Governor Bruce Rauner spoke at University of Chicago Medicine yesterday where he signed a measure that will lower the age minimum age for being an organ and tissue donor to 16 years.

(University of Chicago Medicine / Twitter)

DNAInfo created an interactive map of changes coming to Jackson Park related to the Obama presidential center and the Tiger Woods golf course.
A Verizon store will replace Binny’s old location on 53rd Street, the Hyde Park Herald reports.

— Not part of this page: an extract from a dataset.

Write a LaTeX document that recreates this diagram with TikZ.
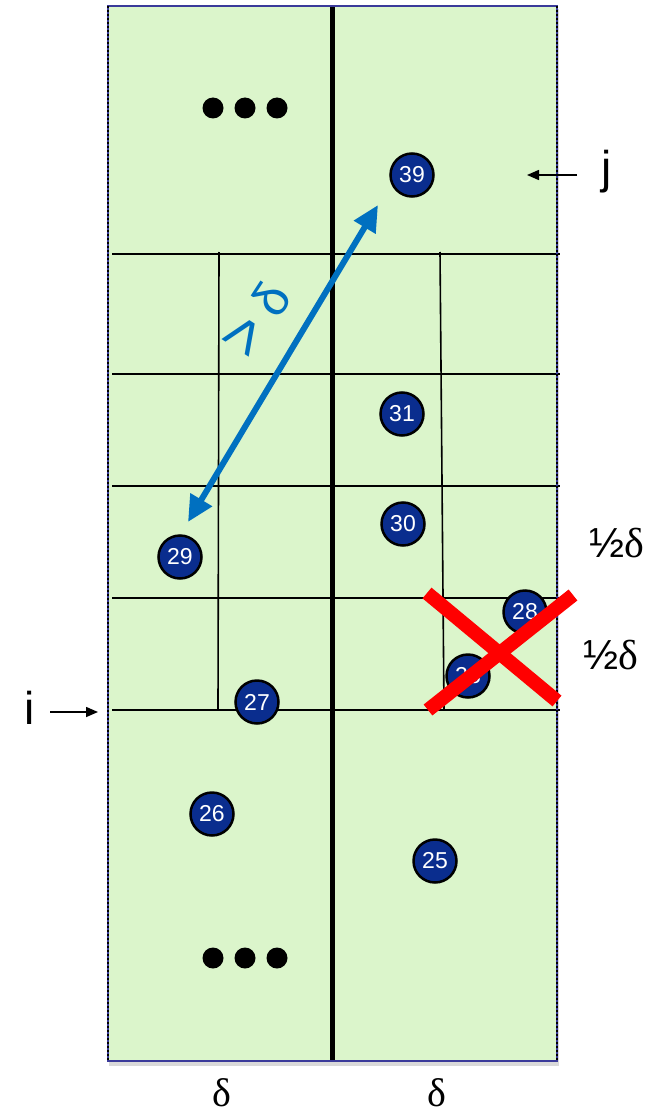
\documentclass[tikz,border=0pt]{standalone}
\usepackage{fontspec}
\setmainfont{Liberation Sans}
\newfontfamily\serifgreek{Liberation Serif}
\usetikzlibrary{arrows.meta}
\definecolor{cellgreen}{HTML}{DBF5CB}
\definecolor{ptblue}{HTML}{0A2D8E}
\definecolor{arrblue}{HTML}{0070C0}
\definecolor{edgeblue}{HTML}{3A3A9A}
\begin{document}
\begin{tikzpicture}[x=1pt,y=-1pt,
  num/.style={circle,draw=black,line width=2.5pt,fill=ptblue,text=white,minimum size=43pt,inner sep=0pt,font=\fontsize{23}{23}\selectfont},
  blob/.style={circle,fill=black,minimum size=21pt,inner sep=0pt},
  gridline/.style={line width=1.6pt},
  lbl/.style={font=\fontsize{46}{46}\selectfont},
  half/.style={font=\fontsize{42}{42}\selectfont},
  tip/.style={-{Triangle[length=12pt,width=10pt]},line width=1.5pt}]
\useasboundingbox (0,0) rectangle (655,1118);
\fill[black!15] (109,9) rectangle (559,1066);
\fill[cellgreen] (108,6) rectangle (557,1061);
\foreach \y in {254,374,486,598,710} \draw[gridline] (112,\y) -- (560,\y);
\draw[gridline] (219,252) -- (218,710);
\draw[gridline] (440,252) -- (444,710);
\draw[line width=5pt] (332,6) -- (332,1061);
\draw[edgeblue,line width=1.5pt] (108,6) rectangle (557,1061);
\draw[line width=2pt,dash pattern=on 2pt off 2pt] (108,6) -- (108,1061);
\draw[line width=2pt,dash pattern=on 2pt off 2pt] (557,6) -- (557,1061);
\foreach \x in {213,245,277} {
  \node[blob] (up\x) at (\x,108) {};
  \node[blob] (dn\x) at (\x,958) {};
}
\node[num] (p39) at (412,175) {39};
\node[num] (p31) at (402,414) {31};
\node[num] (p30) at (403,524) {30};
\node[num] (p29) at (180,557) {29};
\node[num] (p28a) at (525,612) {28};
\node[num] (p28b) at (468,676) {28};
\node[num] (p27) at (257,702) {27};
\node[num] (p26) at (212,814) {26};
\node[num] (p25) at (435,861) {25};
\coordinate (lo) at (188,522);
\coordinate (hi) at (378,205);
\draw[arrblue,line width=6pt,{Triangle[length=26pt,width=24pt]}-{Triangle[length=26pt,width=24pt]}] (lo) -- (hi);
\node[arrblue,rotate=57,inner sep=0pt] (gt) at (257,320) {{\fontsize{64}{64}\selectfont >}\hspace{12pt}{\fontsize{50}{50}\selectfont δ}};
\draw[red,line width=14pt] (427,593) -- (557,701);
\draw[red,line width=14pt] (573,595) -- (428,710);
\node[half] (h1) at (617,543) {½{\serifgreek δ}};
\node[half] (h2) at (611,655) {½{\serifgreek δ}};
\node[lbl] (ilab) at (30,708) {i};
\coordinate (ifrom) at (50,712);
\coordinate (ito) at (98,712);
\draw[tip] (ifrom) -- (ito);
\node[lbl] (jlab) at (607,172) {j};
\coordinate (jfrom) at (577,175);
\coordinate (jto) at (527,175);
\draw[tip] (jfrom) -- (jto);
\node[font=\serifgreek\fontsize{40}{40}\selectfont] (d1) at (222,1093) {δ};
\node[font=\serifgreek\fontsize{40}{40}\selectfont] (d2) at (437,1093) {δ};
\end{tikzpicture}
\end{document}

Events: An exhibition of oral histories and art pieces reflecting on the impact of Hurricane Matthew on Haiti opens Friday, 6–9 p.m., at the Haitian American Museum of Chicago. Members of the University of Chicago history department helped put the exhibit together. See more at
UofC Medicine dropped Medicaid insurance provider Illinicare this week, leaving 8,000 (by the University’s estimate) to 4,000 (by IlliniCare’s) low-income patients to either switch to another insurer or find another health-care provider. The hospital serves an unusually large number of patients covered by Medicaid, and compensation through Illinois’s already stingy program has been further complicated by the state’s rolling budget crises.
Work began this week to remove the free-standing arch in front of Crerar Library, part of a broader process of opening up the brutalist building.